→ **What needs to be done**: Pictures in the data below are not part of the copy; transcribe everything else exactly.
*** Material provided
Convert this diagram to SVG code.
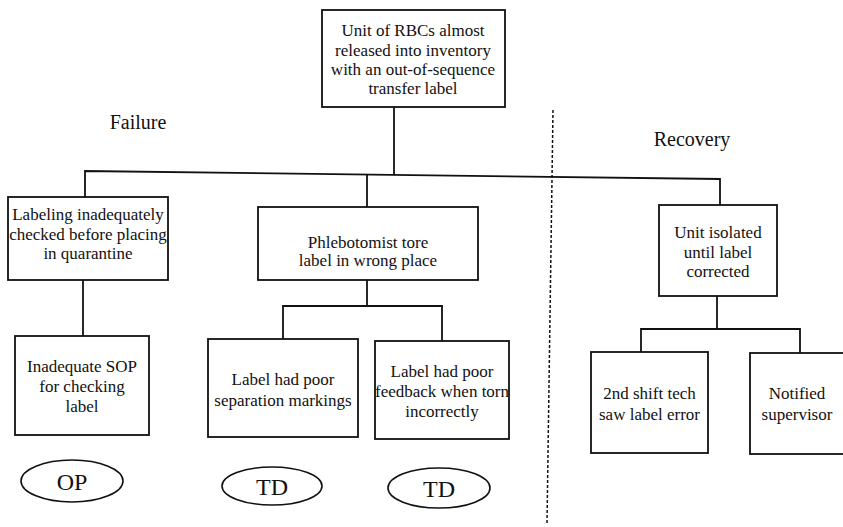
<svg xmlns="http://www.w3.org/2000/svg" width="843" height="527" viewBox="0 0 843 527" font-family="'Liberation Serif', 'DejaVu Serif', serif">
<style>
  .box { fill: #ffffff; stroke: #111111; stroke-width: 1.8; }
  .oval { fill: #ffffff; stroke: #111111; stroke-width: 1.6; }
  text { font-family: 'Liberation Serif', 'DejaVu Serif', serif; fill: #111111; text-anchor: middle; }
  .t { font-size: 17px; }
  .h { font-size: 20px; }
  .c { font-size: 24px; }
  .ln { fill: none; stroke: #111111; stroke-width: 1.8; }
  .dash { fill: none; stroke: #111111; stroke-width: 1.5; stroke-dasharray: 3 2; }
</style>
<rect width="843" height="527" fill="#ffffff"/>

<g id="connectors">
  <line class="ln" x1="394" y1="107" x2="394" y2="175"/>
  <polyline class="ln" points="85,197 85,171 720,179 720,205"/>
  <line class="ln" x1="367" y1="175" x2="367" y2="207"/>
  <line class="ln" x1="83" y1="280" x2="83" y2="336"/>
  <line class="ln" x1="367" y1="280" x2="367" y2="306"/>
  <polyline class="ln" points="283,339 283,306 442,306 442,341"/>
  <line class="ln" x1="717" y1="296" x2="717" y2="329"/>
  <polyline class="ln" points="641,352 641,329 800,329 800,353"/>
  <line class="dash" x1="553" y1="110" x2="547" y2="523"/>
</g>

<g id="label-failure"><text class="h" x="138" y="129">Failure</text></g>
<g id="label-recovery"><text class="h" x="692" y="146">Recovery</text></g>

<g id="top">
  <rect class="box" x="322" y="10" width="183" height="97"/>
  <text class="t" x="413" y="36">Unit of RBCs almost</text>
  <text class="t" x="413" y="56">released into inventory</text>
  <text class="t" x="413" y="75">with an out-of-sequence</text>
  <text class="t" x="413" y="94">transfer label</text>
</g>

<g id="labeling">
  <rect class="box" x="8" y="197" width="160" height="83"/>
  <text class="t" x="88" y="220">Labeling inadequately</text>
  <text class="t" x="88" y="240">checked before placing</text>
  <text class="t" x="88" y="259">in quarantine</text>
</g>

<g id="phlebotomist">
  <rect class="box" x="258" y="207" width="220" height="73"/>
  <text class="t" x="368" y="248">Phlebotomist tore</text>
  <text class="t" x="368" y="266">label in wrong place</text>
</g>

<g id="unit-isolated">
  <rect class="box" x="659" y="205" width="118" height="91"/>
  <text class="t" x="718" y="238">Unit isolated</text>
  <text class="t" x="718" y="258">until label</text>
  <text class="t" x="718" y="277">corrected</text>
</g>

<g id="sop">
  <rect class="box" x="15" y="336" width="134" height="99"/>
  <text class="t" x="82" y="372">Inadequate SOP</text>
  <text class="t" x="82" y="392">for checking</text>
  <text class="t" x="82" y="412">label</text>
</g>

<g id="separation">
  <rect class="box" x="208" y="339" width="150" height="98"/>
  <text class="t" x="283" y="385">Label had poor</text>
  <text class="t" x="283" y="406">separation markings</text>
</g>

<g id="feedback">
  <rect class="box" x="375" y="341" width="134" height="98"/>
  <text class="t" x="442" y="377">Label had poor</text>
  <text class="t" x="442" y="397">feedback when torn</text>
  <text class="t" x="442" y="417">incorrectly</text>
</g>

<g id="second-shift">
  <rect class="box" x="591" y="352" width="117" height="101"/>
  <text class="t" x="649.5" y="399">2nd shift tech</text>
  <text class="t" x="649.5" y="420">saw label error</text>
</g>

<g id="notified">
  <rect class="box" x="750" y="353" width="100" height="101"/>
  <text class="t" x="797" y="399">Notified</text>
  <text class="t" x="797" y="420">supervisor</text>
</g>

<g id="op">
  <ellipse class="oval" cx="72" cy="481" rx="51" ry="21"/>
  <text class="c" x="72" y="490">OP</text>
</g>
<g id="td1">
  <ellipse class="oval" cx="272" cy="486" rx="50" ry="19"/>
  <text class="c" x="272" y="495">TD</text>
</g>
<g id="td2">
  <ellipse class="oval" cx="439" cy="488" rx="51" ry="20"/>
  <text class="c" x="439" y="497">TD</text>
</g>
</svg>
******
→ **Exercise response**:
Convert this diagram to SVG code.
<svg xmlns="http://www.w3.org/2000/svg" width="843" height="527" viewBox="0 0 843 527" font-family="'Liberation Serif', 'DejaVu Serif', serif">
<style>
  .box { fill: #ffffff; stroke: #111111; stroke-width: 1.8; }
  .oval { fill: #ffffff; stroke: #111111; stroke-width: 1.6; }
  text { font-family: 'Liberation Serif', 'DejaVu Serif', serif; fill: #111111; text-anchor: middle; }
  .t { font-size: 17px; }
  .h { font-size: 20px; }
  .c { font-size: 24px; }
  .ln { fill: none; stroke: #111111; stroke-width: 1.8; }
  .dash { fill: none; stroke: #111111; stroke-width: 1.5; stroke-dasharray: 3 2; }
</style>
<rect width="843" height="527" fill="#ffffff"/>

<g id="connectors">
  <line class="ln" x1="394" y1="107" x2="394" y2="175"/>
  <polyline class="ln" points="85,197 85,171 720,179 720,205"/>
  <line class="ln" x1="367" y1="175" x2="367" y2="207"/>
  <line class="ln" x1="83" y1="280" x2="83" y2="336"/>
  <line class="ln" x1="367" y1="280" x2="367" y2="306"/>
  <polyline class="ln" points="283,339 283,306 442,306 442,341"/>
  <line class="ln" x1="717" y1="296" x2="717" y2="329"/>
  <polyline class="ln" points="641,352 641,329 800,329 800,353"/>
  <line class="dash" x1="553" y1="110" x2="547" y2="523"/>
</g>

<g id="label-failure"><text class="h" x="138" y="129">Failure</text></g>
<g id="label-recovery"><text class="h" x="692" y="146">Recovery</text></g>

<g id="top">
  <rect class="box" x="322" y="10" width="183" height="97"/>
  <text class="t" x="413" y="36">Unit of RBCs almost</text>
  <text class="t" x="413" y="56">released into inventory</text>
  <text class="t" x="413" y="75">with an out-of-sequence</text>
  <text class="t" x="413" y="94">transfer label</text>
</g>

<g id="labeling">
  <rect class="box" x="8" y="197" width="160" height="83"/>
  <text class="t" x="88" y="220">Labeling inadequately</text>
  <text class="t" x="88" y="240">checked before placing</text>
  <text class="t" x="88" y="259">in quarantine</text>
</g>

<g id="phlebotomist">
  <rect class="box" x="258" y="207" width="220" height="73"/>
  <text class="t" x="368" y="248">Phlebotomist tore</text>
  <text class="t" x="368" y="266">label in wrong place</text>
</g>

<g id="unit-isolated">
  <rect class="box" x="659" y="205" width="118" height="91"/>
  <text class="t" x="718" y="238">Unit isolated</text>
  <text class="t" x="718" y="258">until label</text>
  <text class="t" x="718" y="277">corrected</text>
</g>

<g id="sop">
  <rect class="box" x="15" y="336" width="134" height="99"/>
  <text class="t" x="82" y="372">Inadequate SOP</text>
  <text class="t" x="82" y="392">for checking</text>
  <text class="t" x="82" y="412">label</text>
</g>

<g id="separation">
  <rect class="box" x="208" y="339" width="150" height="98"/>
  <text class="t" x="283" y="385">Label had poor</text>
  <text class="t" x="283" y="406">separation markings</text>
</g>

<g id="feedback">
  <rect class="box" x="375" y="341" width="134" height="98"/>
  <text class="t" x="442" y="377">Label had poor</text>
  <text class="t" x="442" y="397">feedback when torn</text>
  <text class="t" x="442" y="417">incorrectly</text>
</g>

<g id="second-shift">
  <rect class="box" x="591" y="352" width="117" height="101"/>
  <text class="t" x="649.5" y="399">2nd shift tech</text>
  <text class="t" x="649.5" y="420">saw label error</text>
</g>

<g id="notified">
  <rect class="box" x="750" y="353" width="100" height="101"/>
  <text class="t" x="797" y="399">Notified</text>
  <text class="t" x="797" y="420">supervisor</text>
</g>

<g id="op">
  <ellipse class="oval" cx="72" cy="481" rx="51" ry="21"/>
  <text class="c" x="72" y="490">OP</text>
</g>
<g id="td1">
  <ellipse class="oval" cx="272" cy="486" rx="50" ry="19"/>
  <text class="c" x="272" y="495">TD</text>
</g>
<g id="td2">
  <ellipse class="oval" cx="439" cy="488" rx="51" ry="20"/>
  <text class="c" x="439" y="497">TD</text>
</g>
</svg>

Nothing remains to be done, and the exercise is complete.